Friday, May 13, 2022

Apple keeps trying to duck infringement claims over three Ericsson 5G patents in Eastern District of Texas: reply brief

Whether in a policy context like the IEEE's standard-essential patent (SEP) policy or in litigation, I often find that Apple will say anything that it believes may advance its agenda--or will even have astroturfers say it. It strikes me as add that one of the most admired companies in history lacks the self-respect to choose its arguments more wisely.

In the multi-jurisdictional 5G SEP dispute with Ericsson, there's now been a pattern of Apple contradicting itself. One might even say that the only thing consistent about Apple's tactics is that they're constantly being inconsistent. Whether one agrees or disagrees with Ericsson's royalty demands (which is for the courts to decide in the end, unless the parties can reach an agreement), Ericsson's actions are straightforward. They have SEPs and non-SEPs that Apple isn't currently licensed to (as the previous contract expired in mid-January), and that's why they're enforcing their intellectual property rights in different venues, all of which have mechanisms in place to protect implementers against so-called patent hold-up. By contrast, Apple will tell one thing to the court in the Eastern District of Texas and another to courts in foreign countries, only to get Ericsson's cases there stayed. Apple even conflated SEPs and non-SEPs (by suggesting that a SEP rate-setting action could dispose of Ericsson's non-SEP assertions, though there is no general entitlement to a non-SEP license) or turned the antitrust concept of tying on its head. That's just not the way to build and maintain credibility with courts and commentators.

The self-contradiction I have to highlight now is that Apple itself challenged three Ericsson 5G SEPs through declaratory-judgment claims back in December, but after Judge Rodney Gilstrap perfectly reasonably severed the FRAND claims from that case (and incorporated them into Ericsson's earlier-filed FRAND actions as compulsory counterclaims), Apple was no longer interested in pursuing its own requests for declaratory judgment. Apple's DJ claims forced Ericsson to bring compulsory counterclaims of infringement (in the alternative, Ericsson would have had to "pull a Qualcomm" and just give up on those patents by not bringing compulsory counterclaims, thereby effectively giving Apple a free license). The only surprise here was that Ericsson didn't take Apple up on its offer to stay those DJ claims but is now exuding maximum confidence in those patents--which Apple thought were Ericsson's weakest 5G declared-essential patents--and insisting that the claims be resolved. By not opposing the stay, Ericsson could have avoided a waiver.

Now, Apple has replied in support of its motion for a stay, and I'll share some observations below the document:

22-05-12 Apple Reply ISO Mo... by Florian Mueller

Two of Apple's three reply arguments are about remedies: Ericsson is allegedly neither entitled to monetary relief because Apple will obtain a license anyway (based on a FRAND claim it brought in the very same complaint as the DJ claims, so this is nothing new) nor can it get an injunction (because Ericsson itself, a looong time ago, opposed an ITC import ban over SEPs, which falls far short of setting binding precedent).

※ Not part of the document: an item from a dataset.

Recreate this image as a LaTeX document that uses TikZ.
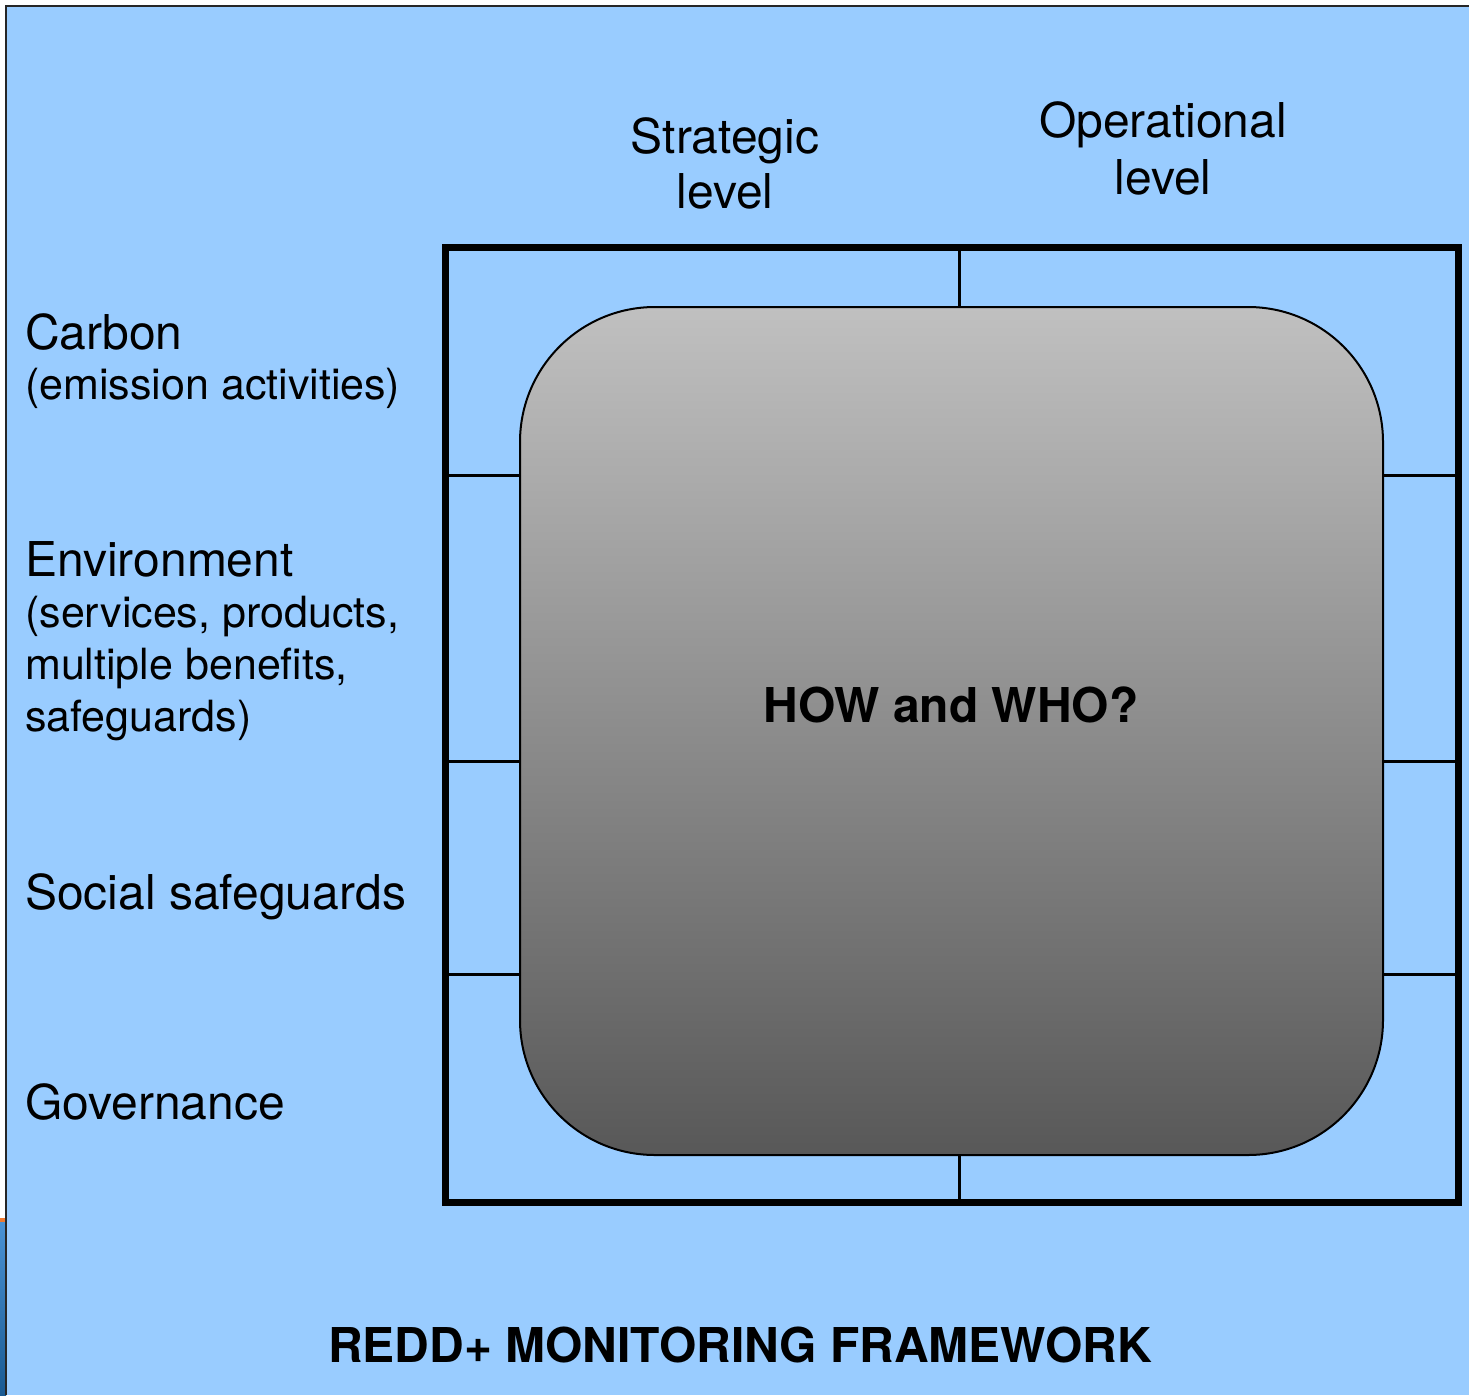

The third item is that Apple describes as "incorrect" Ericsson's suggestion that Apple brought the DJ claims just to give the Federal--not Fifth--Circuit appellate jurisdiction. That is something that I already identified as Apple's transparent tactical objective long before Ericsson said so. It's just too obvious. Now Apple says it "filed the -460 Action with both FRAND-based and patent-based claims because it believed that the merits of the patent claims were relevant to determining a FRAND rate," but as the court severed the claims and the two-way FRAND case "is set for trial first," Apple says "it will be far more efficient to stay the -460 Action pending resolution of the -376 Action."

The implausible part here is that, given the size of Ericsson's portfolio, a sample of three patents that Apple itself handpicked could hardly ever have been relevant to the FRAND rate. Whether Apple would have prevailed on all three DJ claims, or Ericsson on all three of those patents, or something in between would have been the outcome, I can't see what productive purpose those determinations would ever have served.

Also, given that either decision can be appealed and no one can predict today how long it will take for a case to be really resolved, it is still quite possible that the licensing situation remains unclarified at the time a patent infringement decision becomes enforceable.

When Judge Gilstrap denied Ericsson's (somewhat unusual) motion to confirm Apple's commitment to be bound by the court's FRAND decision, he clearly said that Apple, by its own representations, would remain free not to take a license from Ericsson. So Apple's reply in support of its motion to stay the three-patent infringement case looks a little bit like a motion for clarification or even reconsideration of Judge Gilstrap's recent order. We'll see whether he takes the bait or is getting tired of this.